Le faible incrément entre les deux valeurs montre que, dans tous les cas, agir sur son mode de vie afin de le rendre le plus sain possible aide à retarder les symptômes de la maladie. Et, plus généralement, « à repousser le vieillissement cognitif », souligne Ilana Caro.
Le microbiote, acteur clé de la maladie
Et si l’une des solutions pour retarder l’apparition des symptômes de la maladie d’Alzheimer se trouvait dans notre ventre? Plusieurs équipes de recherche étudient le lien entre le microbiote intestinal (l’ensemble des organismes vivant dans nos intestins: bactéries, champignons ou encore virus) et les démences. Des études ont déjà montré que le microbiote de patients touchés par la maladie d’Alzheimer est moins varié que celui des personnes contrôle. Mais cette différence est-elle cause ou conséquence de la pathologie?
En Irlande, Sarah Nicolas, maîtresse de conférences à l’University College de Cork, a participé à une étude au cours de laquelle le microbiote de patients Alzheimer a été transplanté à des rats sains. « Ces derniers ont montré des symptômes de la maladie, comme des déficits de mémoire et une diminution de la neurogenèse », rapporte-t-elle. À Montpellier, Sylvie Claeysen, chercheuse Inserm à l’Institut de génomique fonctionnelle, réalise la même opération sur des souris. « Nous avons validé notre hypothèse, la même que celle des chercheurs de Cork: le microbiote Alzheimer impacte la mémoire. Nous voulons maintenant comprendre ce qu’il se passe et quelles souches bactériennes sont impliquées. » Elle étudie aussi le rôle du nerf vague, principal lien de communication entre le cerveau et l’intestin. « Les bactéries, grâce aux composés organiques et aux acides gras à chaîne courte qu’elles produisent et qui peuvent se lier à des récepteurs du nerf vague, exercent une forme de contrôle sur les signaux qu’il envoie au cerveau. »

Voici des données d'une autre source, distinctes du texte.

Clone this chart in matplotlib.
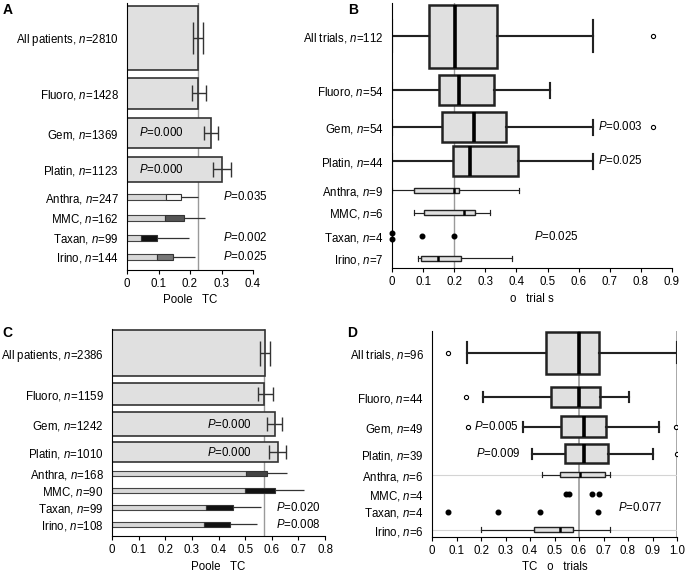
# Pooled TC (patients) and TC of trials, by drug group
import numpy as np
import matplotlib.pyplot as plt
import matplotlib

matplotlib.rc('font', family='Liberation Sans', size=8)
matplotlib.rcParams['mathtext.fontset'] = 'custom'
matplotlib.rcParams['mathtext.it'] = 'Liberation Sans:italic'
matplotlib.rcParams['mathtext.rm'] = 'Liberation Sans'

# ---- data ----
groups = ['Fluoro', 'Gem', 'Platin', 'Anthra', 'MMC', 'Taxan', 'Irino']

# A: pooled TC, all patients
a_n = [2810, 1428, 1369, 1123, 247, 162, 99, 144]
a_big_val = [0.226, 0.226, 0.268, 0.302]
a_big_lo = [0.209, 0.205, 0.243, 0.272]
a_big_hi = [0.240, 0.250, 0.290, 0.329]
a_small_split = [0.125, 0.122, 0.044, 0.094]
a_small_val = [0.172, 0.180, 0.094, 0.147]
a_small_hi = [0.225, 0.248, 0.196, 0.215]
a_ref = 0.225
a_p = ['', '', '0.000', '0.000', '0.035', '', '0.002', '0.025']

# C: pooled TC, second set of patients
c_n = [2386, 1159, 1242, 1010, 168, 90, 99, 108]
c_big_val = [0.575, 0.572, 0.612, 0.624]
c_big_lo = [0.556, 0.548, 0.583, 0.590]
c_big_hi = [0.594, 0.603, 0.640, 0.655]
c_small_split = [0.505, 0.500, 0.353, 0.346]
c_small_val = [0.584, 0.612, 0.456, 0.443]
c_small_hi = [0.658, 0.721, 0.560, 0.543]
c_ref = 0.572
c_p = ['', '', '0.000', '0.000', '', '', '0.020', '0.008']

# B: trials (whisker low, Q1, median, Q3, whisker high)
b_n = [112, 54, 54, 44, 9, 6, 4, 7]
b_wlo = [0.0, 0.0, 0.0, 0.0, 0.0, 0.072, None, 0.082]
b_q1 = [0.118, 0.152, 0.161, 0.195, 0.072, 0.102, None, 0.093]
b_med = [0.203, 0.216, 0.262, 0.252, 0.198, 0.230, None, 0.148]
b_q3 = [0.337, 0.327, 0.366, 0.405, 0.214, 0.268, None, 0.222]
b_whi = [0.645, 0.509, 0.645, 0.645, 0.407, 0.314, None, 0.386]
b_fliers = [[0.84], [], [0.84], [], [], [], [], []]
b_points = [[], [], [], [], [], [], [0.0, 0.0, 0.095, 0.2], []]
b_ref = 0.2
b_p = ['', '', '0.003', '0.025', '', '', '0.025', '']

# D: trials
d_n = [96, 44, 49, 39, 6, 4, 4, 6]
d_wlo = [0.142, 0.209, 0.371, 0.407, 0.449, None, None, 0.200]
d_q1 = [0.464, 0.486, 0.526, 0.542, 0.524, None, None, 0.418]
d_med = [0.600, 0.600, 0.619, 0.619, 0.603, None, None, 0.521]
d_q3 = [0.683, 0.686, 0.712, 0.720, 0.707, None, None, 0.575]
d_whi = [1.000, 0.805, 0.926, 0.903, 0.728, None, None, 0.728]
d_fliers = [[0.067], [0.138], [0.147, 0.997], [1.0], [], [], [], []]
d_points = [[], [], [], [], [], [0.548, 0.558, 0.655, 0.68],
            [0.064, 0.268, 0.442, 0.676], []]
d_refs = [0.6, 1.0]
d_p = ['', '', '0.005', '0.009', '', '', '0.077', '']

# ---- layout (pixels of the 685x573 figure) ----
W, H = 685, 573
frame_a = (127, 253, 3, 270)
frame_b = (392, 672, 3, 268)
frame_c = (112, 325, 329, 536)
frame_d = (432, 677, 331, 537)

rows_a = [38, 93.5, 133, 169.5, 197, 217.7, 237.7, 256.7]
hts_a = [64, 31, 30, 25, 6, 6, 6, 6]
caps_a = [11.5, 6, 4.7, 5.4]
rows_c = [353, 394, 424, 452, 473.3, 490, 507.3, 524.3]
hts_c = [46, 22, 24, 20, 5, 5, 5, 5]
caps_c = [9, 5, 5, 5]
rows_b = [36, 90, 127, 161, 190, 212.7, 236, 258]
hts_b = [63, 30, 30, 30, 5, 5, 0, 5]
jit_b = [-3, 3, 0, 0]
rows_d = [353, 397, 427, 454, 475, 494, 511.7, 530]
hts_d = [42, 20, 21, 19, 5, 0, 0, 5]

px_a = [0.038] * 4 + [0.304] * 4
px_c = [0.358] * 4 + [0.616] * 4
px_b = [0.661] * 4 + [0.455] * 4
px_d = [0, 0, 0.355, 0.178, 0, 0, 0.76, 0]
ha_d = ['left', 'left', 'right', 'left', 'left', 'left', 'left', 'left']
dy_d = [0, 0, 0, 0, 0, 0, -4, 0]

col_a = ['#f4f4f4', '#555555', '#111111', '#777777']
col_c = ['#444444', '#111111', '#111111', '#111111']

fig = plt.figure(figsize=(W / 100, H / 100), dpi=100)


def add_axes(frame):
    left, right, top, bottom = frame
    ax = fig.add_axes([left / W, 1 - bottom / H, (right - left) / W, (bottom - top) / H])
    ax.set_ylim(bottom, top)
    ax.spines[['top', 'right']].set_visible(False)
    ax.tick_params(axis='y', length=0, pad=6, labelsize=8.3)
    ax.tick_params(axis='x', length=3, width=0.8, pad=3, labelsize=8.3)
    return ax


def style(ax, first, names, n, rows, xmax, xlabel):
    ticks = np.arange(0, xmax + 0.001, 0.1)
    ax.set_xlim(0, xmax)
    ax.set_xticks(ticks)
    ax.set_xticklabels(['0' if t == 0 else f'{t:.1f}' for t in ticks])
    ax.set_yticks(rows)
    ax.set_yticklabels([f'{g}, $n$={k}' for g, k in zip([first] + names, n)])
    ax.set_xlabel(xlabel, labelpad=3, fontsize=8.3)


def p_texts(ax, pvals, rows, xs, has=None, dys=None):
    for i, p in enumerate(pvals):
        if p:
            ha = has[i] if has else 'left'
            dy = dys[i] if dys else 0
            ax.text(xs[i], rows[i] + dy, f'$P$={p}', ha=ha, va='center',
                    fontsize=8.3, clip_on=False, zorder=5)


def bar_panel(ax, big_val, big_lo, big_hi, split, val, hi, colors, ref, rows, hts, caps):
    nb = len(big_val)
    ax.axvline(ref, color='#9a9a9a', lw=1, zorder=0)
    ax.barh(rows[:nb], big_val, height=hts[:nb], color='#e0e0e0',
            edgecolor='#333333', lw=1.2, zorder=2)
    for y, v, lo, up, cs in zip(rows[:nb], big_val, big_lo, big_hi, caps):
        ax.errorbar(v, y, xerr=[[v - lo], [up - v]], fmt='none', ecolor='#333333',
                    elinewidth=1, capsize=cs, capthick=1, zorder=3)
    ax.barh(rows[nb:], split, height=hts[nb:], color='#d8d8d8',
            edgecolor='#444444', lw=0.8, zorder=2)
    ax.barh(rows[nb:], np.subtract(val, split), left=split, height=hts[nb:],
            color=colors, edgecolor='#333333', lw=0.8, zorder=2)
    ax.hlines(rows[nb:], val, hi, color='#333333', lw=0.9, zorder=3)


def box_panel(ax, wlo, q1, med, q3, whi, fliers, points, rows, hts, jitter=None):
    big, small = [], []
    for i in range(len(rows)):
        if q1[i] is None:
            continue
        st = dict(med=med[i], q1=q1[i], q3=q3[i], whislo=wlo[i], whishi=whi[i],
                  fliers=fliers[i])
        (big if hts[i] > 10 else small).append((st, rows[i], hts[i]))
    for items, lw, mlw, capf in [(big, 1.8, 2.6, 0.5), (small, 1.0, 1.8, 1.0)]:
        ax.bxp([s for s, _, _ in items], positions=[r for _, r, _ in items],
               widths=[h for _, _, h in items],
               capwidths=[h * capf for _, _, h in items],
               orientation='horizontal', patch_artist=True, manage_ticks=False,
               boxprops=dict(facecolor='#e0e0e0', edgecolor='#222222', lw=lw),
               medianprops=dict(color='black', lw=mlw),
               whiskerprops=dict(color='#222222', lw=lw * 0.85),
               capprops=dict(color='#222222', lw=lw * 0.85),
               flierprops=dict(marker='o', mfc='white', mec='black', ms=3, mew=0.8))
    for i, pts in enumerate(points):
        if pts:
            offs = jitter if jitter else [0] * len(pts)
            ax.plot(pts, np.add(rows[i], offs), 'o', color='black', ms=3.3,
                    clip_on=False, zorder=4)


# A
ax = add_axes(frame_a)
bar_panel(ax, a_big_val, a_big_lo, a_big_hi, a_small_split, a_small_val, a_small_hi,
          col_a, a_ref, rows_a, hts_a, caps_a)
style(ax, 'All patients', groups, a_n, rows_a, 0.4, 'Poole   TC')
p_texts(ax, a_p, rows_a, px_a)

# B
ax = add_axes(frame_b)
ax.axvline(b_ref, color='#9a9a9a', lw=1, zorder=0)
box_panel(ax, b_wlo, b_q1, b_med, b_q3, b_whi, b_fliers, b_points, rows_b, hts_b, jit_b)
style(ax, 'All trials', groups, b_n, rows_b, 0.9, 'o   trial s')
p_texts(ax, b_p, rows_b, px_b)

# C
ax = add_axes(frame_c)
bar_panel(ax, c_big_val, c_big_lo, c_big_hi, c_small_split, c_small_val, c_small_hi,
          col_c, c_ref, rows_c, hts_c, caps_c)
style(ax, 'All patients', groups, c_n, rows_c, 0.8, 'Poole   TC')
p_texts(ax, c_p, rows_c, px_c)

# D
ax = add_axes(frame_d)
for r in d_refs:
    ax.axvline(r, color='#9a9a9a', lw=1.2, zorder=0)
ax.hlines([rows_d[4], rows_d[7]], 0, 1, color='#d4d4d4', lw=0.8, zorder=0)
box_panel(ax, d_wlo, d_q1, d_med, d_q3, d_whi, d_fliers, d_points, rows_d, hts_d)
style(ax, 'All trials', groups, d_n, rows_d, 1.0, 'TC   o   trials')
p_texts(ax, d_p, rows_d, px_d, ha_d, dy_d)

for letter, x, y in [('A', 3, 10), ('B', 348, 10), ('C', 2, 333), ('D', 347, 333)]:
    fig.text(x / W, 1 - y / H, letter, fontsize=10, fontweight='bold', va='center')

fig.savefig('out.png', dpi=100)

Sarah Nicolas s’intéresse également aux cellules microgliales qui, en temps normal, protègent le cerveau contre des lésions ou des infections et qui, dans la maladie d’Alzheimer, sont suractivées. Ce qui les rend moins efficaces, parfois même délétères pour les neurones. « Une perturbation du microbiote peut avoir des conséquences sur le fonctionnement de ces cellules », explique-t-elle. La chercheuse va démarrer une étude consistant à modifier le microbiote des souris modèles d’Alzheimer par la pratique du sport en leur donnant accès à des roues d’exercice. Cela lui permettra de voir si, via l’influence de ce microbiote remanié sur la régulation des cellules microgliales, l’apparition des symptômes de la maladie est retardée.